Task objective:
Reproduce nothing but the lines from the start of the material through the line that includes "CartesianGrid, ReferenceLine, LabelList", both ends included, and omit every picture.

Dataset excerpt:
--------------------

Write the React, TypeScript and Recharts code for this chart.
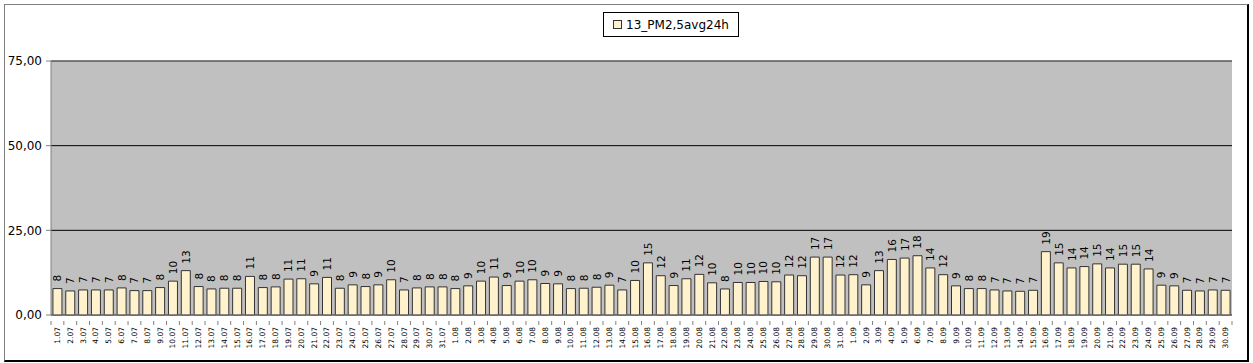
import { BarChart, Bar, XAxis, YAxis, CartesianGrid, ReferenceLine, LabelList } from 'recharts';

const days = [
  '1.07', '2.07', '3.07', '4.07', '5.07', '6.07', '7.07', '8.07', '9.07', '10.07',
  '11.07', '12.07', '13.07', '14.07', '15.07', '16.07', '17.07', '18.07', '19.07', '20.07',
  '21.07', '22.07', '23.07', '24.07', '25.07', '26.07', '27.07', '28.07', '29.07', '30.07', '31.07',
  '1.08', '2.08', '3.08', '4.08', '5.08', '6.08', '7.08', '8.08', '9.08', '10.08',
  '11.08', '12.08', '13.08', '14.08', '15.08', '16.08', '17.08', '18.08', '19.08', '20.08',
  '21.08', '22.08', '23.08', '24.08', '25.08', '26.08', '27.08', '28.08', '29.08', '30.08', '31.08',
  '1.09', '2.09', '3.09', '4.09', '5.09', '6.09', '7.09', '8.09', '9.09', '10.09',
  '11.09', '12.09', '13.09', '14.09', '15.09', '16.09', '17.09', '18.09', '19.09', '20.09',
  '21.09', '22.09', '23.09', '24.09', '25.09', '26.09', '27.09', '28.09', '29.09', '30.09',
];

const pm25 = [
  7.8, 7.1, 7.4, 7.4, 7.4, 8.0, 7.2, 7.2, 8.1, 10.0,
  13.1, 8.4, 7.7, 7.9, 7.9, 11.4, 8.1, 8.3, 10.6, 10.7,
  9.2, 11.1, 7.9, 8.9, 8.4, 8.9, 10.4, 7.4, 8.0, 8.3, 8.3,
  7.8, 8.6, 10.0, 11.2, 8.7, 10.0, 10.4, 9.3, 9.2, 7.8,
  7.9, 8.2, 8.8, 7.4, 10.2, 15.4, 11.6, 8.7, 10.7, 12.0,
  9.5, 7.7, 9.6, 9.6, 9.9, 9.8, 11.8, 11.6, 17.1, 17.1, 11.8,
  11.9, 8.9, 13.1, 16.4, 16.8, 17.5, 13.9, 11.9, 8.6, 7.8,
  7.8, 7.4, 7.1, 7.0, 7.3, 18.7, 15.4, 13.9, 14.3, 15.1,
  13.9, 15.0, 15.0, 13.6, 8.8, 8.6, 7.3, 7.1, 7.4, 7.3,
];

const yTicks = [0, 25, 50, 75];
const seriesName = '13_PM2,5avg24h';

const data = days.map((day, i) => ({ day, value: pm25[i] }));

const W = 1253;
const H = 363;
const PLOT_LEFT = 51;
const PLOT_RIGHT = 21;
const BAND = (W - PLOT_LEFT - PLOT_RIGHT) / days.length;
const FONT = '"DejaVu Sans", Arial, sans-serif';

const DayTick = (props: any) => {
  const { x, y, payload, index } = props;
  const top = y - 2;
  return (
    <g>
      <line x1={x - BAND / 2} x2={x - BAND / 2} y1={top} y2={top + 4} stroke="#808080" />
      {index === days.length - 1 && (
        <line x1={x + BAND / 2} x2={x + BAND / 2} y1={top} y2={top + 4} stroke="#808080" />
      )}
      <text
        x={x}
        y={top + 6}
        transform={`rotate(-90, ${x}, ${top + 6})`}
        textAnchor="end"
        dominantBaseline="central"
        fontSize={7.5}
        fontFamily={FONT}
        fill="#000"
      >
        {payload.value}
      </text>
    </g>
  );
};

// value labels sit above each bar, turned to read bottom-up like the Excel original
const ValueLabel = (props: any) => {
  const { x, y, width, value } = props;
  const cx = x + width / 2;
  const ty = y - 7;
  return (
    <text
      x={cx}
      y={ty}
      transform={`rotate(-90, ${cx}, ${ty})`}
      textAnchor="start"
      dominantBaseline="central"
      fontSize={10.5}
      fontFamily={FONT}
      fill="#000"
    >
      {Math.round(value)}
    </text>
  );
};

export default function App() {
  return (
    <div style={{ position: 'absolute', left: 0, top: 0, width: W, height: H, background: '#fff' }}>
      <div
        style={{
          position: 'absolute',
          left: 4,
          top: 4,
          width: 1245,
          height: 358,
          boxSizing: 'border-box',
          borderTop: '1px solid #808080',
          borderLeft: '1px solid #808080',
          borderRight: '2px solid #000',
          borderBottom: '2px solid #000',
        }}
      />
      <div
        style={{
          position: 'absolute',
          left: 603,
          top: 12,
          width: 136,
          height: 25,
          boxSizing: 'border-box',
          border: '1px solid #000',
          background: '#fff',
          display: 'flex',
          alignItems: 'center',
          justifyContent: 'center',
          fontFamily: FONT,
          fontSize: 12,
          color: '#000',
        }}
      >
        <span
          style={{
            display: 'inline-block',
            width: 7,
            height: 7,
            background: '#FFF2CC',
            border: '1px solid #333',
            marginRight: 4,
          }}
        />
        {seriesName}
      </div>
      <div style={{ position: 'absolute', left: 0, top: 0 }}>
        <BarChart
          width={W}
          height={H}
          data={data}
          margin={{ top: 61, right: PLOT_RIGHT, left: 0, bottom: 0 }}
          barCategoryGap="15%"
        >
          <CartesianGrid fill="#C0C0C0" stroke="#000" vertical={false} />
          <XAxis
            dataKey="day"
            height={48}
            interval={0}
            tickLine={false}
            axisLine={{ stroke: '#808080' }}
            tick={<DayTick />}
          />
          <YAxis
            width={PLOT_LEFT}
            domain={[0, 75]}
            ticks={yTicks}
            tickSize={5}
            tickMargin={4}
            stroke="#808080"
            tick={{ fill: '#000', fontSize: 12, fontFamily: FONT }}
            tickFormatter={(v: number) => v.toFixed(2).replace('.', ',')}
          />
          <YAxis
            yAxisId="frame"
            orientation="right"
            width={0}
            tick={false}
            tickLine={false}
            stroke="#808080"
            domain={[0, 75]}
          />
          <ReferenceLine y={75} stroke="#808080" />
          <Bar
            dataKey="value"
            fill="#FFF2CC"
            stroke="#333"
            strokeWidth={1}
            isAnimationActive={false}
          >
            <LabelList dataKey="value" content={<ValueLabel />} />
          </Bar>
        </BarChart>
      </div>
    </div>
  );
}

--------------------

Reply:
Write the React, TypeScript and Recharts code for this chart.
import { BarChart, Bar, XAxis, YAxis, CartesianGrid, ReferenceLine, LabelList } from 'recharts';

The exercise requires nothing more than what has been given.